The issue at the center of No Time For Comedy is what is more important during rough times, the ability to laugh, or the ability to see the world clearly. Timely when the play was originally produced in 1939, the production at the Mint Theater that just opened seems equally timely today.
S. N. Behrman's script, though, is not content with providing light comedy or easy answers to the dilemmas presented by the play. The play is more an exploration of these ideas than a character study, but if the characters occasionally seem dry or overly talky, the ideas and the underlying story are sound, and always entertaining and provocative.
For a long time, though, the exact connection of the play's title to its subject matter is not clear. This is only revealed later in the play, after the story of playwright Gaylord Esterbrook (Simon Brooking) and his comic actress of a wife Linda (Leslie Denniston) is firmly established. Gaylord has written all of Linda's greatest successes, and his comedies made her a star. But now, going through a months-long dry spell, he has attracted the eye of another woman, Amanda Smith (Hope Chernov), who is inspiring him to the creation his wife is not, though the work is serious and tragic, unlike anything he's done before.
The play becomes, eventually, a battling of the Muses, fighting for control over Gaylord's creative soul. Amanda and Linda use radically different techniques to win his affections, and subscribe to utterly opposite philosophies of life.
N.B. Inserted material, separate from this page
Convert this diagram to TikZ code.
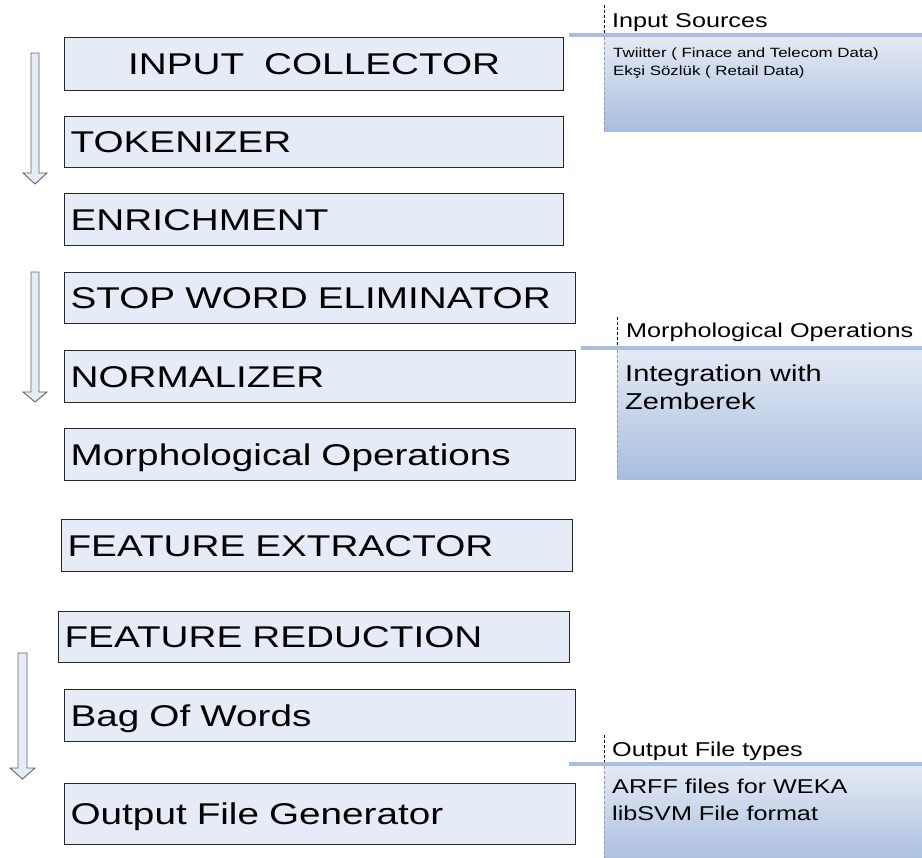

Through them, Behrman makes sure all points of view have their say; the characters, which also include Amanda's husband Philo (Ted Pejovich), the young society maven Pym (Shawn Sturnick), and the two servants attending on this madness, all have perspectives on the situation that are seamlessly woven throughout the fabric of No Time For Comedy.
Kent Paul has provided thoughtful direction to the piece, refereeing the push and pull between the characters with great care. As perspectives and partners are switched, time and time again throughout the evening, the play never loses its ground or stops being interesting. In fact, the production gets fuller and riper as it proceeds, making one wish the opening, establishing moments had the tension and energy of the play's final act.
It's there that the ensemble acting - strong, if perhaps a bit dry throughout - melds with the text and drives the play home. The final few minutes of the show, when our reality and the reality of the characters is merged, are striking and very entertaining. It's a great way to top off the already thought-provoking and enjoyable evening that is this production of No Time For Comedy.